Have you ever noticed the difference in daytime TV ads compared to those shown in the evening?
In the day, personal injury companies, denture manufacturers and baby accessories ads dominate the airwaves. Why? Because TV advertisers are trying to reach their target audiences. In other words, they are trying to get the most return from their budgets.
Paid Search audiences allow us to show ads to users who are most likely to convert. An advertiser could, for example, bid up on people who have already visited the website, or exclusively target women aged 18-25.
Kick-starting your audience targeting can drive huge uplifts in performance and efficiency – so why aren’t all advertisers using them effectively? Let’s look at some of the common stumbling blocks and how to address them.
You have a low-volume account
‘I’d love to use audiences, but I don’t have enough conversion data to actually optimise them.’
A fair point, but there are ways to use audiences even if you only have a handful of conversions each week.
1) Overlay audiences at campaign level. In the past, Google only allowed application of audiences at ad group-level but this has now changed. Removing ad group audiences and overlaying at campaign level instead is a great way to combat the ‘spread too thin’ scenario when it comes to data analysis and optimisation.
2) Apply audiences to Brand.
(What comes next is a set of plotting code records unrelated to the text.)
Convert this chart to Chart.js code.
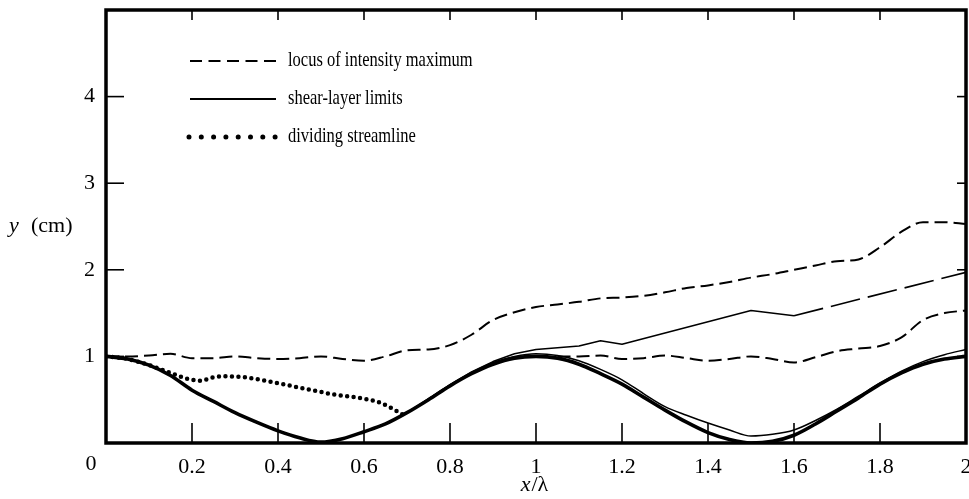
<!DOCTYPE html>
<html>
<head>
<meta charset="utf-8">
<script src="https://cdn.jsdelivr.net/npm/chart.js@4/dist/chart.umd.min.js"></script>
<style>
html,body{margin:0;padding:0;background:#fff;overflow:hidden}
#wrap{width:969px;height:499px;position:relative}
canvas{display:block}
</style>
</head>
<body>
<div id="wrap"><canvas id="c" width="969" height="499"></canvas></div>
<script>
// ---- tick labels ----
const xTickValues = [0.2, 0.4, 0.6, 0.8, 1.0, 1.2, 1.4, 1.6, 1.8, 2.0];
const xTickLabels = ['0.2', '0.4', '0.6', '0.8', '1', '1.2', '1.4', '1.6', '1.8', '2'];
const yTickValues = [1, 2, 3, 4];
const yTickLabels = ['1', '2', '3', '4'];
const originLabel = '0';
const xTitleVar = 'x';
const xTitleRest = '/λ';
const yTitleVar = 'y';
const yTitleRest = '(cm)';
const legendLabels = ['locus of intensity maximum', 'shear-layer limits', 'dividing streamline'];

// ---- wavy wall (thick solid) ----
const wallX = [0, 0.05, 0.1, 0.15, 0.2, 0.25, 0.3, 0.35, 0.4, 0.45, 0.5, 0.55, 0.6, 0.65, 0.7, 0.75, 0.8, 0.85, 0.9, 0.95, 1.0,
               1.05, 1.1, 1.15, 1.2, 1.25, 1.3, 1.35, 1.4, 1.45, 1.5, 1.55, 1.6, 1.65, 1.7, 1.75, 1.8, 1.85, 1.9, 1.95, 2.0];
const wallY = [1.00, 0.97, 0.90, 0.78, 0.61, 0.48, 0.35, 0.24, 0.14, 0.06, 0.01, 0.05, 0.13, 0.22, 0.35, 0.50, 0.66, 0.80, 0.91, 0.98, 1.00,
               0.98, 0.91, 0.80, 0.68, 0.53, 0.38, 0.24, 0.12, 0.04, 0.00, 0.02, 0.09, 0.22, 0.37, 0.52, 0.68, 0.81, 0.91, 0.97, 1.00];

// ---- lower shear-layer limit (thin solid) ----
const lowerX = [0.7, 0.75, 0.8, 0.85, 0.9, 0.95, 1.0, 1.05, 1.1, 1.15, 1.2, 1.25, 1.3, 1.35, 1.4, 1.45, 1.5, 1.55, 1.6, 1.65, 1.7, 1.75, 1.8, 1.85, 1.9, 1.95, 2.0];
const lowerY = [0.35, 0.51, 0.67, 0.81, 0.93, 1.00, 1.03, 1.01, 0.95, 0.85, 0.73, 0.57, 0.42, 0.32, 0.23, 0.15, 0.08, 0.10, 0.15, 0.26, 0.39, 0.54, 0.69, 0.83, 0.94, 1.02, 1.08];

// ---- upper shear-layer limit (thin solid) + its long-dash continuation ----
const upperX = [0.7, 0.75, 0.8, 0.85, 0.9, 0.95, 1.0, 1.05, 1.1, 1.15, 1.2, 1.3, 1.4, 1.5, 1.6];
const upperY = [0.35, 0.51, 0.67, 0.82, 0.94, 1.03, 1.08, 1.10, 1.12, 1.18, 1.14, 1.27, 1.40, 1.53, 1.47];
const upperExtX = [1.6, 2.0];
const upperExtY = [1.47, 1.97];

// ---- locus of intensity maximum (dashed) ----
const locusX = [0, 0.05, 0.1, 0.15, 0.2, 0.25, 0.3, 0.35, 0.4, 0.45, 0.5, 0.55, 0.6, 0.65, 0.7, 0.75, 0.8, 0.85, 0.9, 0.95, 1.0,
                1.05, 1.1, 1.15, 1.2, 1.25, 1.3, 1.35, 1.4, 1.45, 1.5, 1.55, 1.6, 1.65, 1.7, 1.75, 1.8, 1.85, 1.9, 1.95, 2.0];
const locusY = [1.00, 1.00, 1.01, 1.03, 0.98, 0.98, 1.00, 0.98, 0.97, 0.98, 1.00, 0.97, 0.95, 1.00, 1.07, 1.08, 1.13, 1.25, 1.42, 1.51, 1.57,
                1.60, 1.63, 1.67, 1.68, 1.70, 1.74, 1.79, 1.82, 1.86, 1.91, 1.95, 2.00, 2.05, 2.10, 2.12, 2.26, 2.44, 2.55, 2.55, 2.53];
const locus2X = [1.05, 1.1, 1.15, 1.2, 1.25, 1.3, 1.35, 1.4, 1.45, 1.5, 1.55, 1.6, 1.65, 1.7, 1.75, 1.8, 1.85, 1.9, 1.95, 2.0];
const locus2Y = [1.00, 1.00, 1.01, 0.97, 0.98, 1.01, 0.98, 0.95, 0.97, 1.00, 0.97, 0.93, 0.99, 1.06, 1.09, 1.12, 1.22, 1.42, 1.50, 1.53];

// ---- dividing streamline (dotted) ----
const divX = [0.0, 0.05, 0.1, 0.15, 0.19, 0.22, 0.25, 0.28, 0.32, 0.37, 0.41, 0.47, 0.53, 0.59, 0.64, 0.69];
const divY = [1.00, 0.97, 0.90, 0.81, 0.74, 0.72, 0.76, 0.77, 0.76, 0.72, 0.68, 0.62, 0.56, 0.52, 0.46, 0.33];

const zip = (xs, ys) => xs.map((x, i) => ({x: x, y: ys[i]}));
const INK = '#000';
const SERIF = '"Liberation Serif", "DejaVu Serif", serif';

const base = {borderColor: INK, backgroundColor: INK, pointRadius: 0, fill: false};

const datasets = [
  Object.assign({}, base, {label: 'wall', data: zip(wallX, wallY), borderWidth: 3.6, cubicInterpolationMode: 'monotone'}),
  Object.assign({}, base, {label: 'lower limit', data: zip(lowerX, lowerY), borderWidth: 1.5, cubicInterpolationMode: 'monotone'}),
  Object.assign({}, base, {label: 'upper limit', data: zip(upperX, upperY), borderWidth: 1.6, tension: 0}),
  Object.assign({}, base, {label: 'upper limit ext', data: zip(upperExtX, upperExtY), borderWidth: 1.6, borderDash: [30, 8]}),
  Object.assign({}, base, {label: 'locus', data: zip(locusX, locusY), borderWidth: 2, borderDash: [13, 6], cubicInterpolationMode: 'monotone'}),
  Object.assign({}, base, {label: 'locus 2', data: zip(locus2X, locus2Y), borderWidth: 2, borderDash: [13, 6], cubicInterpolationMode: 'monotone'}),
  Object.assign({}, base, {label: 'dividing', data: zip(divX, divY), borderWidth: 4.5, borderDash: [0, 6.5], borderCapStyle: 'round', cubicInterpolationMode: 'monotone'})
];

function near(v, arr) {
  for (let i = 0; i < arr.length; i++) if (Math.abs(arr[i] - v) < 1e-6) return i;
  return -1;
}

function seg(ctx, x1, y1, x2, y2) {
  ctx.beginPath(); ctx.moveTo(x1, y1); ctx.lineTo(x2, y2); ctx.stroke();
}

function stretchedText(ctx, text, x, y, font, sy) {
  ctx.save();
  ctx.font = font;
  ctx.translate(x, y);
  ctx.scale(1, sy);
  ctx.fillText(text, 0, 0);
  ctx.restore();
}

const decor = {
  id: 'decor',
  afterDatasetsDraw(chart) {
    const ctx = chart.ctx, a = chart.chartArea, xs = chart.scales.x, ys = chart.scales.y;
    ctx.save();
    ctx.strokeStyle = INK;
    ctx.fillStyle = INK;
    ctx.lineCap = 'butt';
    // inward tick marks
    ctx.lineWidth = 1.6;
    xTickValues.forEach(v => {
      if (v >= 2) return;
      const px = xs.getPixelForValue(v);
      seg(ctx, px, a.bottom, px, a.bottom - 20);
      seg(ctx, px, a.top, px, a.top + 10);
    });
    yTickValues.forEach(v => {
      const py = ys.getPixelForValue(v);
      seg(ctx, a.left, py, a.left + 18, py);
      seg(ctx, a.right, py, a.right - 9, py);
    });
    // frame
    ctx.lineWidth = 3.5;
    ctx.strokeRect(a.left, a.top, a.right - a.left, a.bottom - a.top);

    // origin label
    ctx.font = '22px ' + SERIF;
    ctx.textAlign = 'center';
    ctx.textBaseline = 'middle';
    ctx.fillText(originLabel, a.left - 15, a.bottom + 21);

    // x axis title
    ctx.textAlign = 'left';
    ctx.font = 'italic 22px ' + SERIF;
    const w1 = ctx.measureText(xTitleVar).width;
    ctx.font = '22px ' + SERIF;
    const w2 = ctx.measureText(xTitleRest).width;
    const cx = xs.getPixelForValue(1.0) - 2;
    let sx = cx - (w1 + w2) / 2;
    ctx.font = 'italic 22px ' + SERIF;
    ctx.fillText(xTitleVar, sx, 485);
    ctx.font = '22px ' + SERIF;
    ctx.fillText(xTitleRest, sx + w1 + 1, 485);

    // y axis title (horizontal)
    ctx.font = 'italic 22px ' + SERIF;
    ctx.fillText(yTitleVar, 9, 226);
    ctx.font = '22px ' + SERIF;
    ctx.fillText(yTitleRest, 31, 226);

    // legend
    const lx1 = 190, lx2 = 276, tx = 288;
    const rows = [61, 99, 137];
    ctx.lineWidth = 2;
    ctx.setLineDash([12, 6.5]);
    seg(ctx, lx1, rows[0], lx2, rows[0]);
    ctx.setLineDash([]);
    seg(ctx, lx1, rows[1], lx2, rows[1]);
    ctx.lineCap = 'round';
    ctx.lineWidth = 5;
    ctx.setLineDash([0, 12.3]);
    seg(ctx, lx1 - 1, rows[2], lx2 + 1, rows[2]);
    ctx.setLineDash([]);
    ctx.lineCap = 'butt';
    ctx.textBaseline = 'middle';
    ctx.textAlign = 'left';
    legendLabels.forEach((t, i) => stretchedText(ctx, t, tx, rows[i], '16.5px ' + SERIF, 1.25));
    ctx.restore();
  }
};

new Chart(document.getElementById('c'), {
  type: 'line',
  data: {datasets: datasets},
  options: {
    responsive: false,
    animation: false,
    devicePixelRatio: 1,
    layout: {padding: {left: 0, top: 10, right: 3, bottom: 0}},
    plugins: {legend: {display: false}, tooltip: {enabled: false}, title: {display: false}},
    elements: {line: {borderJoinStyle: 'round'}},
    scales: {
      x: {
        type: 'linear', min: 0, max: 2,
        grid: {display: false, drawTicks: false},
        border: {display: false},
        ticks: {
          stepSize: 0.2, autoSkip: false, maxRotation: 0, padding: 11, color: INK,
          font: {family: SERIF, size: 22},
          callback: (v) => { const i = near(v, xTickValues); return i >= 0 ? xTickLabels[i] : ''; }
        },
        afterFit: (s) => { s.height = 56; s.paddingLeft = 0; s.paddingRight = 0; }
      },
      y: {
        type: 'linear', min: 0, max: 5,
        grid: {display: false, drawTicks: false},
        border: {display: false},
        ticks: {
          stepSize: 1, autoSkip: false, padding: 11, color: INK,
          font: {family: SERIF, size: 22},
          callback: (v) => { const i = near(v, yTickValues); return i >= 0 ? yTickLabels[i] : ''; }
        },
        afterFit: (s) => { s.width = 106; s.paddingTop = 0; s.paddingBottom = 0; }
      }
    }
  },
  plugins: [decor]
});
</script>
</body>
</html>
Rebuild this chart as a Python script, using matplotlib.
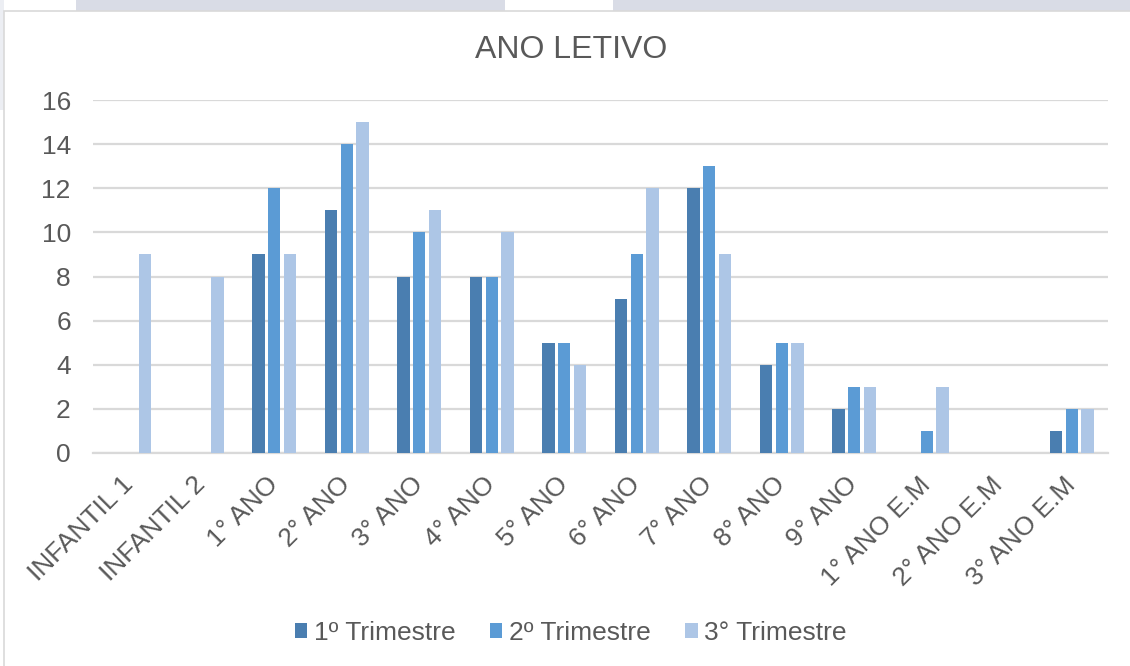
"""
Ano letivo - grouped bars per trimestre
"""

import numpy as np
import matplotlib.pyplot as plt
from matplotlib.patches import Rectangle

categories = ["INFANTIL 1", "INFANTIL 2", "1° ANO", "2° ANO", "3° ANO", "4° ANO",
              "5° ANO", "6° ANO", "7° ANO", "8° ANO", "9° ANO",
              "1° ANO E.M", "2° ANO E.M", "3° ANO E.M"]
tri1 = [0, 0, 9, 11, 8, 8, 5, 7, 12, 4, 2, 0, 0, 1]
tri2 = [0, 0, 12, 14, 10, 8, 5, 9, 13, 5, 3, 1, 0, 2]
tri3 = [9, 8, 9, 15, 11, 10, 4, 12, 9, 5, 3, 3, 0, 2]
series_names = ["1º Trimestre", "2º Trimestre", "3° Trimestre"]
yticks = [0, 2, 4, 6, 8, 10, 12, 14, 16]

colors = ["#4a7eb0", "#5b9bd5", "#adc6e6"]
text_color = "#595959"
grid_color = "#d9d9d9"

plt.rcParams["font.family"] = ["Liberation Sans", "DejaVu Sans"]

fig = plt.figure(figsize=(11.3, 6.66), dpi=100)
W, H = 1130, 666

# background behind the chart box (page watermark shapes)
bg = fig.add_axes([0, 0, 1, 1])
bg.set_xlim(0, W)
bg.set_ylim(H, 0)
bg.axis("off")
bg.add_patch(Rectangle((76, 0), W, 12, color="#d9dce6", lw=0))
bg.add_patch(Rectangle((505, 0), 108, 12, color="white", lw=0))
bg.add_patch(Rectangle((0, 0), 4, 110, color="#eceef3", lw=0))
bg.add_patch(Rectangle((3.5, 10.5), W + 10, H, facecolor="white",
                       edgecolor="#d9d9d9", lw=1.2))

ax = fig.add_axes([93 / W, 1 - 453 / H, (1108 - 93) / W, (453 - 100) / H])
ax.set_facecolor("none")

x = np.arange(len(categories))
bw = 0.17
offsets = [-0.217, 0.0, 0.217]
for vals, off, col, name in zip([tri1, tri2, tri3], offsets, colors, series_names):
    ax.bar(x + off, vals, width=bw, color=col, label=name, zorder=3)

ax.set_xlim(-0.5, len(categories) - 0.5)
ax.set_ylim(0, 16)
ax.set_yticks(yticks)
ax.set_yticklabels([str(v) for v in yticks], fontsize=19, color=text_color)
ax.yaxis.grid(True, color=grid_color, lw=1.6, zorder=0)
ax.tick_params(axis="y", length=0, pad=16)
ax.tick_params(axis="x", length=0, pad=14)

ax.set_xticks(x - 0.12)
ax.set_xticklabels(categories, rotation=45, ha="right", va="top",
                   rotation_mode="anchor", fontsize=19, color=text_color)

for side in ["top", "right", "left"]:
    ax.spines[side].set_visible(False)
ax.spines["bottom"].set_color(grid_color)
ax.spines["bottom"].set_linewidth(1.6)

fig.text(0.505, 1 - 50 / H, "ANO LETIVO", ha="center", va="center",
         fontsize=23, color=text_color)

fig.legend(loc="center", bbox_to_anchor=(0.505, 1 - 633 / H), ncol=3,
           frameon=False, fontsize=19, labelcolor=text_color,
           handlelength=0.48, handleheight=0.48, handletextpad=0.25,
           columnspacing=1.3)

fig.savefig("out.png", dpi=100)
plt.close(fig)
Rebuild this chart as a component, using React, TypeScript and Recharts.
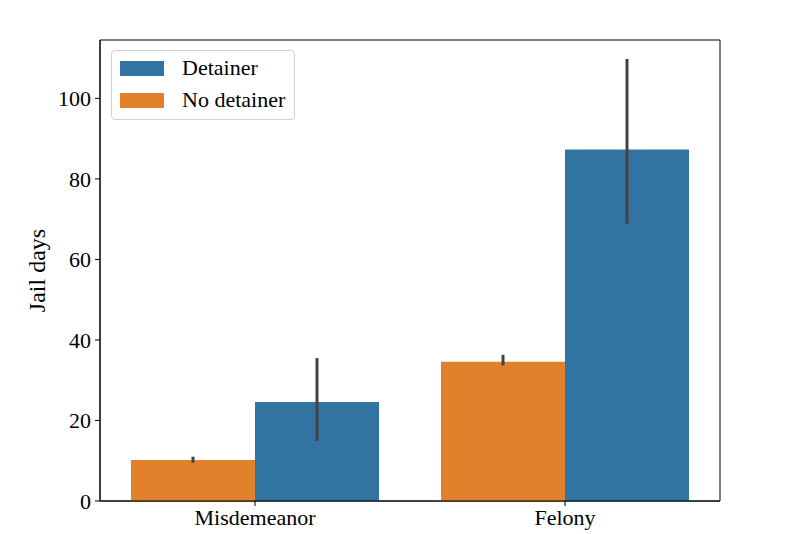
import React from "react";
import { BarChart, Bar, XAxis, YAxis, ErrorBar, ReferenceArea } from "recharts";

const categories = ["Misdemeanor", "Felony"];
const noDetainer = [10.2, 34.6];
const noDetainerLow = [9.5, 33.7];
const noDetainerHigh = [11.0, 36.3];
const detainer = [24.6, 87.3];
const detainerLow = [14.9, 68.9];
const detainerHigh = [35.5, 109.8];
const yTicks = [0, 20, 40, 60, 80, 100];
const yMax = 114.5;

const BLUE = "#3274a1";
const ORANGE = "#e1812c";
const FONT = "'Liberation Serif', 'DejaVu Serif', serif";

const data = categories.map((c, i) => ({
  category: c,
  noDetainer: noDetainer[i],
  noDetainerErr: [noDetainer[i] - noDetainerLow[i], noDetainerHigh[i] - noDetainer[i]],
  detainer: detainer[i],
  detainerErr: [detainer[i] - detainerLow[i], detainerHigh[i] - detainer[i]],
}));

const legendItems = [
  { label: "Detainer", color: BLUE },
  { label: "No detainer", color: ORANGE },
];

const LegendBox = () => (
  <div
    style={{
      position: "absolute",
      left: 111,
      top: 50,
      width: 182,
      height: 68,
      border: "1px solid #d0d0d0",
      borderRadius: 4,
      background: "rgba(255,255,255,0.8)",
      fontFamily: FONT,
      fontSize: 22,
      color: "#000",
    }}
  >
    {legendItems.map((it, i) => (
      <div key={it.label} style={{ position: "absolute", left: 8, top: 9 + i * 32, display: "flex", alignItems: "center", height: 16 }}>
        <div style={{ width: 44, height: 15, background: it.color }} />
        <span style={{ marginLeft: 18, lineHeight: "16px", whiteSpace: "nowrap" }}>{it.label}</span>
      </div>
    ))}
  </div>
);

const tickStyle = { fill: "#000", fontSize: 22, fontFamily: FONT };

export default function App() {
  return (
    <div style={{ position: "absolute", left: 0, top: 0, width: 800, height: 534, background: "#fff" }}>
      <BarChart
        width={800}
        height={534}
        data={data}
        margin={{ top: 40, right: 80, bottom: 3, left: 40 }}
        barCategoryGap="10%"
        barGap={0}
      >
        <XAxis
          dataKey="category"
          tick={tickStyle}
          tickSize={5}
          tickMargin={3}
          height={30}
          stroke="#000"
          axisLine={{ stroke: "#000" }}
          tickLine={{ stroke: "#000" }}
        />
        <YAxis
          domain={[0, yMax]}
          ticks={yTicks}
          tick={tickStyle}
          tickSize={5}
          tickMargin={4}
          width={60}
          stroke="#000"
          axisLine={{ stroke: "#000" }}
          tickLine={{ stroke: "#000" }}
          label={(props: any) => {
            const vb = props.viewBox || { x: 40, y: 40, width: 60, height: 461 };
            const cy = vb.y + vb.height / 2;
            return (
              <text
                x={37}
                y={cy}
                transform={`rotate(-90 37 ${cy})`}
                textAnchor="middle"
                dominantBaseline="central"
                fill="#000"
                style={{ fontSize: 24, fontFamily: FONT }}
              >
                Jail days
              </text>
            );
          }}
        />
        <Bar dataKey="noDetainer" name="No detainer" fill={ORANGE} isAnimationActive={false}>
          <ErrorBar dataKey="noDetainerErr" width={0} strokeWidth={3} stroke="#424242" direction="y" />
        </Bar>
        <Bar dataKey="detainer" name="Detainer" fill={BLUE} isAnimationActive={false}>
          <ErrorBar dataKey="detainerErr" width={0} strokeWidth={3} stroke="#424242" direction="y" />
        </Bar>
        <ReferenceArea y1={0} y2={yMax} fill="none" fillOpacity={0} stroke="#000" strokeWidth={1} ifOverflow="visible" />
      </BarChart>
      <LegendBox />
    </div>
  );
}
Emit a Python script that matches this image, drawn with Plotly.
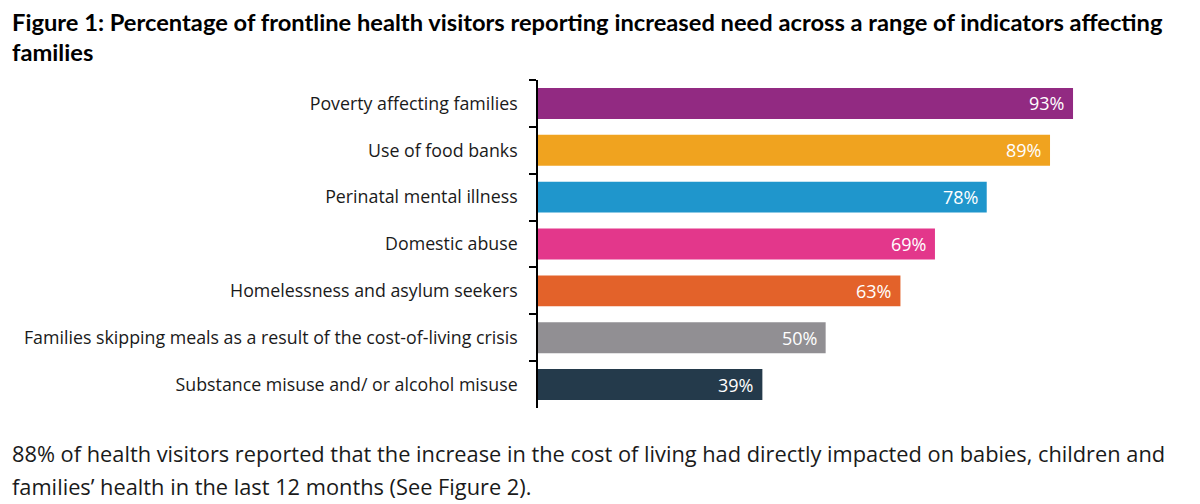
import plotly.graph_objects as go

categories = [
    "Poverty affecting families",
    "Use of food banks",
    "Perinatal mental illness",
    "Domestic abuse",
    "Homelessness and asylum seekers",
    "Families skipping meals as a result of the cost-of-living crisis",
    "Substance misuse and/ or alcohol misuse",
]
values = [93, 89, 78, 69, 63, 50, 39]
colors = ["#922A82", "#F0A31F", "#1F96CC", "#E3378B", "#E3622A", "#918F93", "#243A4B"]

# page has an 8px body margin; work in figure pixels = screen pixels - 8
OFF = 8
W, H = 1200 - OFF, 504 - OFF
L = 538 - OFF
T = 80 - OFF
B = H - (408 - OFF)
R = 0
plot_h = H - T - B

def py(y):
    return (H - B - (y - OFF)) / plot_h

fig = go.Figure()
fig.add_trace(go.Bar(
    y=categories, x=values, orientation="h",
    marker=dict(color=colors, line=dict(width=0)),
    width=0.66, hoverinfo="skip",
))

for c, v in zip(categories, values):
    fig.add_annotation(x=v, y=c, xref="x", yref="y", text=f"{v}%",
                       showarrow=False, xanchor="right", xshift=-7,
                       font=dict(family="Open Sans", size=18, color="#FFFFFF"))

font_text = "Open Sans"
XS = -L + 2
fig.add_annotation(x=0, y=py(22), xref="paper", yref="paper", xanchor="left", yanchor="middle",
                   text="<b>Figure 1: Percentage of frontline health visitors reporting increased need across a range of indicators affecting</b>",
                   showarrow=False, font=dict(family="Lato", size=23.7, color="#000000"),
                   xshift=XS)
fig.add_annotation(x=0, y=py(52), xref="paper", yref="paper", xanchor="left", yanchor="middle",
                   text="<b>families</b>", showarrow=False,
                   font=dict(family="Lato", size=23.7, color="#000000"), xshift=XS)
fig.add_annotation(x=0, y=py(454), xref="paper", yref="paper", xanchor="left", yanchor="middle",
                   text="88% of health visitors reported that the increase in the cost of living had directly impacted on babies, children and",
                   showarrow=False, font=dict(family=font_text, size=21.8, color="#1a1a1a"), xshift=XS)
fig.add_annotation(x=0, y=py(486), xref="paper", yref="paper", xanchor="left", yanchor="middle",
                   text="families’ health in the last 12 months (See Figure 2).",
                   showarrow=False, font=dict(family=font_text, size=21.8, color="#1a1a1a"), xshift=XS)

fig.update_layout(
    width=W, height=H,
    margin=dict(l=L, r=R, t=T, b=B, pad=0),
    paper_bgcolor="white", plot_bgcolor="white",
    showlegend=False,
    xaxis=dict(range=[0, (W - L - R) / 5.753], visible=False, fixedrange=True),
    yaxis=dict(autorange="reversed", showline=True, linecolor="#000000", linewidth=1.5,
               ticks="outside", ticklen=7, tickcolor="#000000", tickwidth=1.5,
               tickson="boundaries", showgrid=False, zeroline=False,
               ticklabelstandoff=15, automargin=False,
               tickfont=dict(family="Open Sans", size=17.8, color="#1a1a1a")),
)

fig.write_html("out.html")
Often overlooked because bidding up on audiences is redundant when you’re already in average position 1.0 – but what about using Brand audiences as a data-gathering tool? In almost every account, Brand achieves far more conversions than Generics because users have higher intent to convert; last month, 98% of conversions came through Brand for one of our large retail clients. Overlay lists on Brand campaigns and extrapolate your findings to Generics campaigns.
You have a high-spending account
‘I’d love to use audiences, but my budget’s small and I can’t afford to.’
A small budget can be a hindrance, but audiences can maximise efficiency and even save money!
1) Make high-spending, low-performance campaigns RLSA only. Instead of targeting everyone, reduce costs by only targeting particular users. For example, you could just show ads to previous converters, or those already on the client’s CRM database (customer match). A potential pitfall of this approach is limiting your reach too much, in which case you could open up your campaign by bidding on more generic terms or using some modified broad match keywords. This will increase reach – but only for users who sit in your target audience.
2) Exclude poor-performing audiences. Let’s say you find that men aged 35-44 have a really poor conversion rate. Or perhaps you’re advertising a one-time service so targeting previous converters is redundant. Consider excluding these audiences and spend your budget more efficiently.
You need to get more creative with your audiences
‘My lists are not really doing very much.’
If you just use the standard ‘all visitors’ and ‘all converters’ lists, there are plenty of opportunities to expand your audience targeting.
1) Use Google Analytics lists. GA has the functionality to generate more creative lists than AdWords – segment by bounce rate, page depth, website events and more. Then there’s the Smart List, which skims the ‘best’ people off your existing remarketing lists and puts them into a new audience. We’ve found these lists work well in a number of verticals – for one recruitment client, Smart List conversion rate was 14% higher and CPA 28% lower than standard remarketing lists.
2) Overlay YouTube lists on Search campaigns. Show Search ads to people who have liked, commented on or shared your video or visited / subscribed to your channel. These users have already shown an interest in your brand so take advantage of that!
3) Use specific messaging for different audiences. Show special offer ads exclusively to users who have already visited your website or speak to men and women differently using tailored ad copy. Greater personalisation is key to strong performance.
The world of Paid Search has been shifting towards audience-based marketing for some time now. You may be doing all the right things when it comes to optimising at keyword level, but are you sure that your audience strategy is up to scratch? Have a critical look at the audiences you have in place and identify areas for improvement in your strategy - don't miss out!